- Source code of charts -
....................

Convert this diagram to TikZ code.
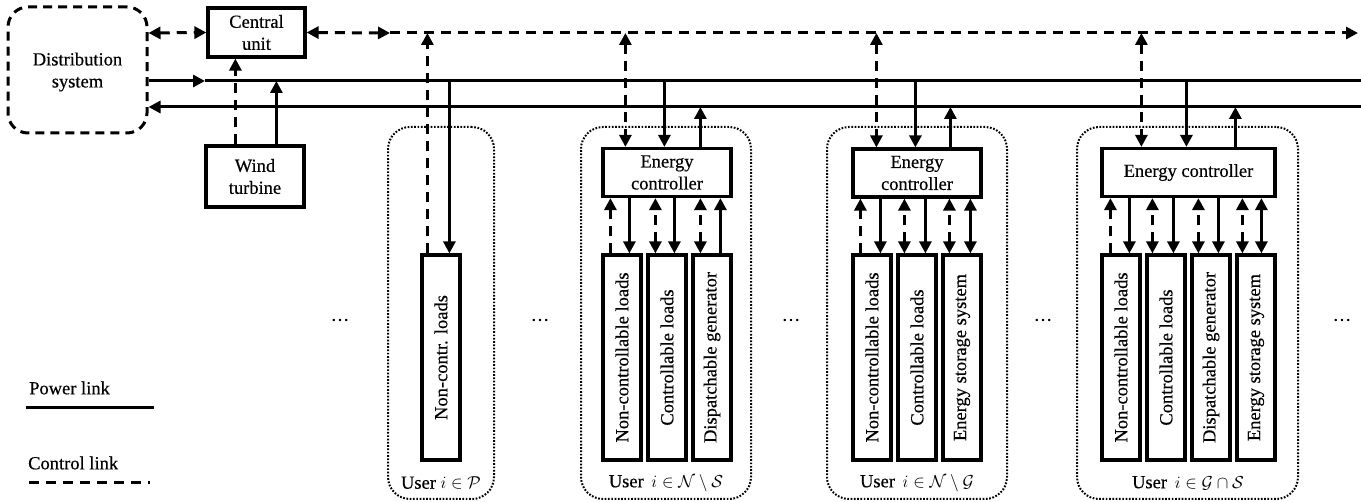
\documentclass[tikz,border=0pt]{standalone}
\usepackage{fontspec}
\setmainfont{Liberation Serif}[RawFeature={embolden=0.4}]
\usepackage{graphicx}
\usetikzlibrary{arrows.meta}
\begin{document}
\begin{tikzpicture}[x=1pt,y=-1pt,
  every node/.style={font=\fontsize{18.5}{22}\selectfont},
  pw/.style={line width=3pt},
  ct/.style={line width=3pt, dash pattern=on 10pt off 7pt},
  box/.style={draw, line width=3.2pt, inner sep=0pt, align=center},
  dev/.style={box, minimum width=38pt, minimum height=205pt},
  ecbox/.style={box, minimum height=48pt},
  grp/.style={draw, line width=2pt, dash pattern=on 1.7pt off 1.6pt, rounded corners=22pt, minimum height=372pt, inner sep=0pt},
  plain/.style={inner sep=0pt},
  >={Triangle[length=12pt,width=12pt]}]
\useasboundingbox (0,0) rectangle (1361,502);

% bus reference heights
\coordinate (cb) at (0,33);
\coordinate (pa) at (0,81);
\coordinate (pb) at (0,107);
\coordinate (cmid) at (390,33);
\coordinate (cend) at (1358,33);
\coordinate (pmid) at (205,81);
\coordinate (paend) at (1361,81);
\coordinate (pbend) at (1361,107);

% grid side
\node[box, line width=3pt, dash pattern=on 9pt off 6pt, rounded corners=20pt,
      minimum width=139pt, minimum height=126pt] (ds) at (77.5,70) {};
\node[plain, align=center] (dstext) at (77.5,72) {Distribution\\system};
\node[box, minimum width=97pt, minimum height=49pt] (cu) at (256.5,32.5) {Central\\unit};
\node[box, minimum width=98pt, minimum height=61pt] (wt) at (255,176.5) {Wind\\turbine};

% control bus
\draw[ct,<->] (ds.east |- cb) -- (cu.west);
\draw[ct,<->] (cu.east) -- (cmid);
\draw[ct,->] (cmid) -- (cend);
% power buses
\draw[pw,->] (ds.east |- pa) -- (pmid);
\draw[pw] (pmid) -- (paend);
\draw[pw,->] (pbend) -- (ds.east |- pb);
% wind turbine links
\draw[ct,->] ([xshift=31pt]wt.north west) -- ([xshift=31pt]wt.north west |- cu.south);
\draw[pw,->] ([xshift=72pt]wt.north west) -- ([xshift=72pt]wt.north west |- pa);

% ---- user i in P ----
\node[grp, minimum width=106pt] (gP) at (441,313) {};
\node[dev] (nP) at (441,357.5) {\rotatebox{90}{Non-contr. loads}};
\node[plain] (lP) at (441,483) {User $i\in\mathcal{P}$};
\draw[ct,->] ([xshift=7pt]nP.north west) -- ([xshift=7pt]nP.north west |- cb);
\draw[pw,->] ([xshift=29pt]nP.north west |- pa) -- ([xshift=29pt]nP.north west);

% ---- user i in N \ S ----
\node[grp, minimum width=170pt] (g1) at (666,313) {};
\node[ecbox, minimum width=128pt] (ec1) at (667,172.5) {Energy\\controller};
\node[dev] (d11) at (622,357.5) {\rotatebox{90}{Non-controllable loads}};
\node[dev] (d12) at (667,357.5) {\rotatebox{90}{Controllable loads}};
\node[dev] (d13) at (712,357.5) {\rotatebox{90}{Dispatchable generator}};
\node[plain] (l1) at (666,483) {User \,$i\in\mathcal{N}\setminus\mathcal{S}$};
\draw[ct,<->] ([xshift=24pt]ec1.north west |- cb) -- ([xshift=24pt]ec1.north west);
\draw[pw,->] ([xshift=63pt]ec1.north west |- pa) -- ([xshift=63pt]ec1.north west);
\draw[pw,->] ([xshift=99pt]ec1.north west) -- ([xshift=99pt]ec1.north west |- pb);
\draw[ct,->] ([xshift=9pt]d11.north west) -- ([xshift=9pt]d11.north west |- ec1.south);
\draw[pw,->] ([xshift=28pt]d11.north west |- ec1.south) -- ([xshift=28pt]d11.north west);
\draw[ct,<->] ([xshift=9pt]d12.north west) -- ([xshift=9pt]d12.north west |- ec1.south);
\draw[pw,->] ([xshift=28pt]d12.north west |- ec1.south) -- ([xshift=28pt]d12.north west);
\draw[ct,<->] ([xshift=9pt]d13.north west) -- ([xshift=9pt]d13.north west |- ec1.south);
\draw[pw,->] ([xshift=29pt]d13.north west) -- ([xshift=29pt]d13.north west |- ec1.south);

% ---- user i in N \ G ----
\node[grp, minimum width=180pt] (g2) at (917,313) {};
\node[ecbox, minimum width=128pt] (ec2) at (917,173) {Energy\\controller};
\node[dev] (d21) at (872,357.5) {\rotatebox{90}{Non-controllable loads}};
\node[dev] (d22) at (917,357.5) {\rotatebox{90}{Controllable loads}};
\node[dev] (d23) at (962,357.5) {\rotatebox{90}{Energy storage system}};
\node[plain] (l2) at (917,483) {User \,$i\in\mathcal{N}\setminus\mathcal{G}$};
\draw[ct,<->] ([xshift=25pt]ec2.north west |- cb) -- ([xshift=25pt]ec2.north west);
\draw[pw,->] ([xshift=64pt]ec2.north west |- pa) -- ([xshift=64pt]ec2.north west);
\draw[pw,->] ([xshift=99pt]ec2.north west) -- ([xshift=99pt]ec2.north west |- pb);
\draw[ct,->] ([xshift=9pt]d21.north west) -- ([xshift=9pt]d21.north west |- ec2.south);
\draw[pw,->] ([xshift=29pt]d21.north west |- ec2.south) -- ([xshift=29pt]d21.north west);
\draw[ct,<->] ([xshift=8pt]d22.north west) -- ([xshift=8pt]d22.north west |- ec2.south);
\draw[pw,->] ([xshift=29pt]d22.north west |- ec2.south) -- ([xshift=29pt]d22.north west);
\draw[ct,<->] ([xshift=8pt]d23.north west) -- ([xshift=8pt]d23.north west |- ec2.south);
\draw[pw,<->] ([xshift=29pt]d23.north west) -- ([xshift=29pt]d23.north west |- ec2.south);

% ---- user i in G cap S ----
\node[grp, minimum width=221pt] (g3) at (1187.5,313) {};
\node[ecbox, minimum width=173pt] (ec3) at (1188.5,172.5) {Energy controller};
\node[dev] (d31) at (1121,357.5) {\rotatebox{90}{Non-controllable loads}};
\node[dev] (d32) at (1166,357.5) {\rotatebox{90}{Controllable loads}};
\node[dev] (d33) at (1211,357.5) {\rotatebox{90}{Dispatchable generator}};
\node[dev] (d34) at (1256,357.5) {\rotatebox{90}{Energy storage system}};
\node[plain] (l3) at (1188,483) {User \,$i\in\mathcal{G}\cap\mathcal{S}$};
\draw[ct,<->] ([xshift=41pt]ec3.north west |- cb) -- ([xshift=41pt]ec3.north west);
\draw[pw,->] ([xshift=86pt]ec3.north west |- pa) -- ([xshift=86pt]ec3.north west);
\draw[pw,->] ([xshift=135pt]ec3.north west) -- ([xshift=135pt]ec3.north west |- pb);
\draw[ct,->] ([xshift=10pt]d31.north west) -- ([xshift=10pt]d31.north west |- ec3.south);
\draw[pw,->] ([xshift=29pt]d31.north west |- ec3.south) -- ([xshift=29pt]d31.north west);
\draw[ct,<->] ([xshift=7pt]d32.north west) -- ([xshift=7pt]d32.north west |- ec3.south);
\draw[pw,->] ([xshift=28pt]d32.north west |- ec3.south) -- ([xshift=28pt]d32.north west);
\draw[ct,<->] ([xshift=8pt]d33.north west) -- ([xshift=8pt]d33.north west |- ec3.south);
\draw[pw,->] ([xshift=28pt]d33.north west |- ec3.south) -- ([xshift=28pt]d33.north west);
\draw[ct,<->] ([xshift=7pt]d34.north west) -- ([xshift=7pt]d34.north west |- ec3.south);
\draw[pw,<->] ([xshift=26pt]d34.north west) -- ([xshift=26pt]d34.north west |- ec3.south);

% ellipses between user groups
\node[plain] (e1) at (340,320) {\ldots};
\node[plain] (e2) at (540,320) {\ldots};
\node[plain] (e3) at (791,320) {\ldots};
\node[plain] (e4) at (1043,320) {\ldots};
\node[plain] (e5) at (1342,320) {\ldots};

% legend
\node[plain, anchor=west] (lgp) at (29,388) {Power link};
\coordinate (lgpa) at (26,408);
\coordinate (lgpb) at (154,408);
\draw[pw] (lgpa) -- (lgpb);
\node[plain, anchor=west] (lgc) at (28,463) {Control link};
\coordinate (lgca) at (29,483);
\coordinate (lgcb) at (150,483);
\draw[ct] (lgca) -- (lgcb);
\end{tikzpicture}
\end{document}
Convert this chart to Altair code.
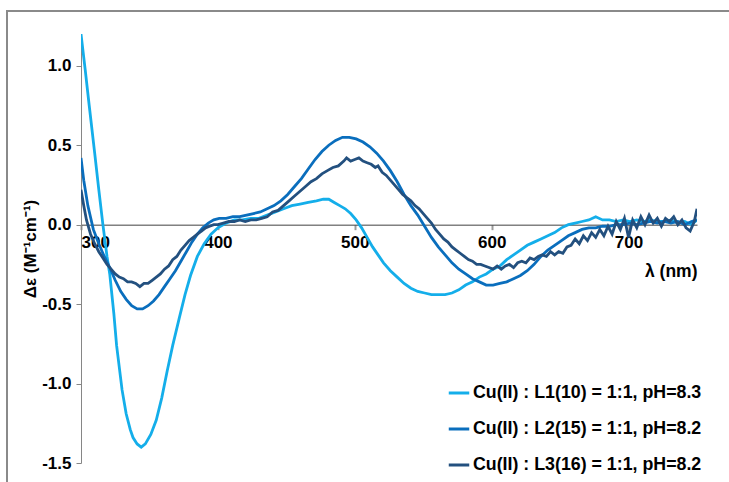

....................

- Challenge -
Everything from the top line of the data down to and including the line with "(0,0) rectangle (1361,502);" is to be copied, except the pictures.

- Task result -
Convert this diagram to TikZ code.
\documentclass[tikz,border=0pt]{standalone}
\usepackage{fontspec}
\setmainfont{Liberation Serif}[RawFeature={embolden=0.4}]
\usepackage{graphicx}
\usetikzlibrary{arrows.meta}
\begin{document}
\begin{tikzpicture}[x=1pt,y=-1pt,
  every node/.style={font=\fontsize{18.5}{22}\selectfont},
  pw/.style={line width=3pt},
  ct/.style={line width=3pt, dash pattern=on 10pt off 7pt},
  box/.style={draw, line width=3.2pt, inner sep=0pt, align=center},
  dev/.style={box, minimum width=38pt, minimum height=205pt},
  ecbox/.style={box, minimum height=48pt},
  grp/.style={draw, line width=2pt, dash pattern=on 1.7pt off 1.6pt, rounded corners=22pt, minimum height=372pt, inner sep=0pt},
  plain/.style={inner sep=0pt},
  >={Triangle[length=12pt,width=12pt]}]
\useasboundingbox (0,0) rectangle (1361,502);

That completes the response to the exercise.